As many as 40,000 people, including teachers, students, firefighters and prison guards, swarmed the Capitol on Friday, raising the noise in its rotunda to earsplitting levels.

The crowds have been loud but peaceful. Police reported just nine citations for minor offenses as of Friday. Schools throughout the state have closed this week after teachers called in sick, including in the state’s largest district, in Milwaukee.

I have no real set opinion on teacher unions. This is mostly because I teach in Texas where there is no teacher union so I have no personal experience being a part of one. I finally got around to watching Waiting for Superman, a documentary critical of teacher unions; going so far as to portray them as the cause of the educational slump in America. This may or may not be the case. While the film raised some good points it may have overstepped its bounds in some other areas. You can read an appropriate review of the film here.

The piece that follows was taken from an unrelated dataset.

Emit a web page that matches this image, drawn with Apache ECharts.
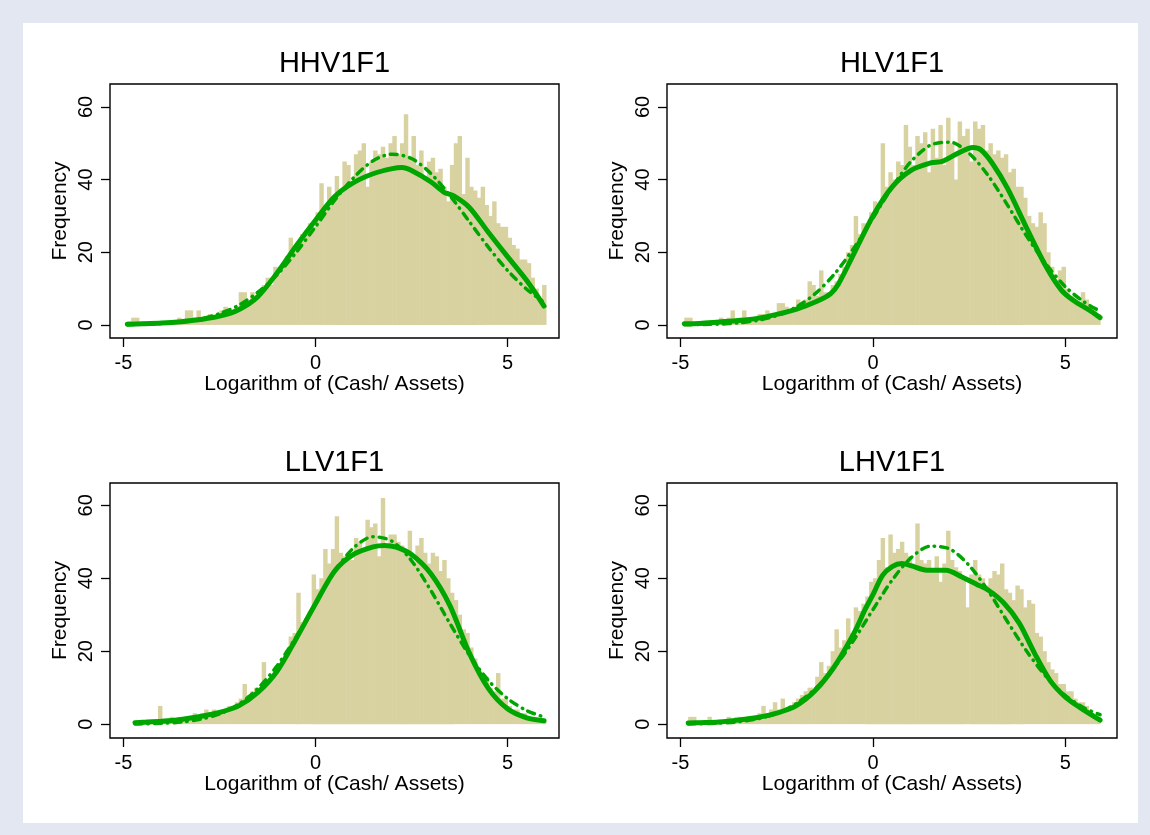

Whatever your opinion of teachers unions, these demonstrations in Wisconsin seem a bit uncouth. Teachers calling in sick to protest and shutting down schools due to lack of available personnel seems equivalent to holding students hostage in order to make a point. Maybe the teachers protesting feel they are really helping students in the long run by taking this stand, but I don’t think they can argue that they are doing anything but hurting the students now.

I firmly believe that if you are following God’s calling for your life, it will most likely involve the forgoing of certain “rights” for the benefit of others. I also believe this is especially true in teaching. While I do not grasp all the details that have brought these protests about, it does seem like these teachers could have handled the situation in a more respectful manner.

Submit yourselves for the Lord’s sake to every human institution, whether to a king as the one in authority, or to governors as sent by him for the punishment of evildoers and the praise of those who do right. For such is the will of God that by doing right you may silence the ignorance of foolish men. Act as free men, and do not use your freedom as a covering for evil, but use it as bondslaves of God. Honor all people, love the brotherhood, fear God, honor the king.

1 Peter 2:13-17

Now to take my own advice.

Turning our eyes back to the Lonestar State, we don’t see a much prettier picture. Though Texas has not come to protesting on the level of Wisconsin, there are some tough times ahead for public education. In a nutshell:

The Texas Comptroller released her revenue estimate for the 2011-2013 biennium. The state will have at least a $15 billion deficit for the next two years. Some experts predict the deficit could be as much as $27 billion. The state’s budget deficit will filter down to state supported institutions like higher education, health and human services and public education. Public education comprises 44% of the state’s budget.

In other words, to meet budget constraints the state of Texas will be cutting from education for the first time ever. At the same time they cut funding, they will be raising the standards students are required to meet as the state revamps its standardized testing. Here is what this amounts to:

  1. Some good teachers may lose their job simply due to budget constraints and not their performance in the classroom.
  2. Districts definitely don’t want to lose good teachers and they will cut as much from their budgets as possible before losing staff.
  3. This means that while many will indeed keep their jobs, their workload will increase to make up for budget cuts elsewhere.
  4. What few new hires there are will most likely be new and inexperienced teachers because they are cheaper.
  5. All the while a watching public will be expecting continued gains in student education.

If the states of Wisconsin and Texas show us anything at the moment it is this: we desperately need prayer for our schools.

Please pray for the people in government to make wise decisions when it comes to what is best for our students, their education, and their future.

Please pray for the teachers who continue to stand up in front of classrooms full of students day after day in the midst of this uncertainty. Pray that we would embody 1 Peter 2:13-17 even when we don’t feel like it.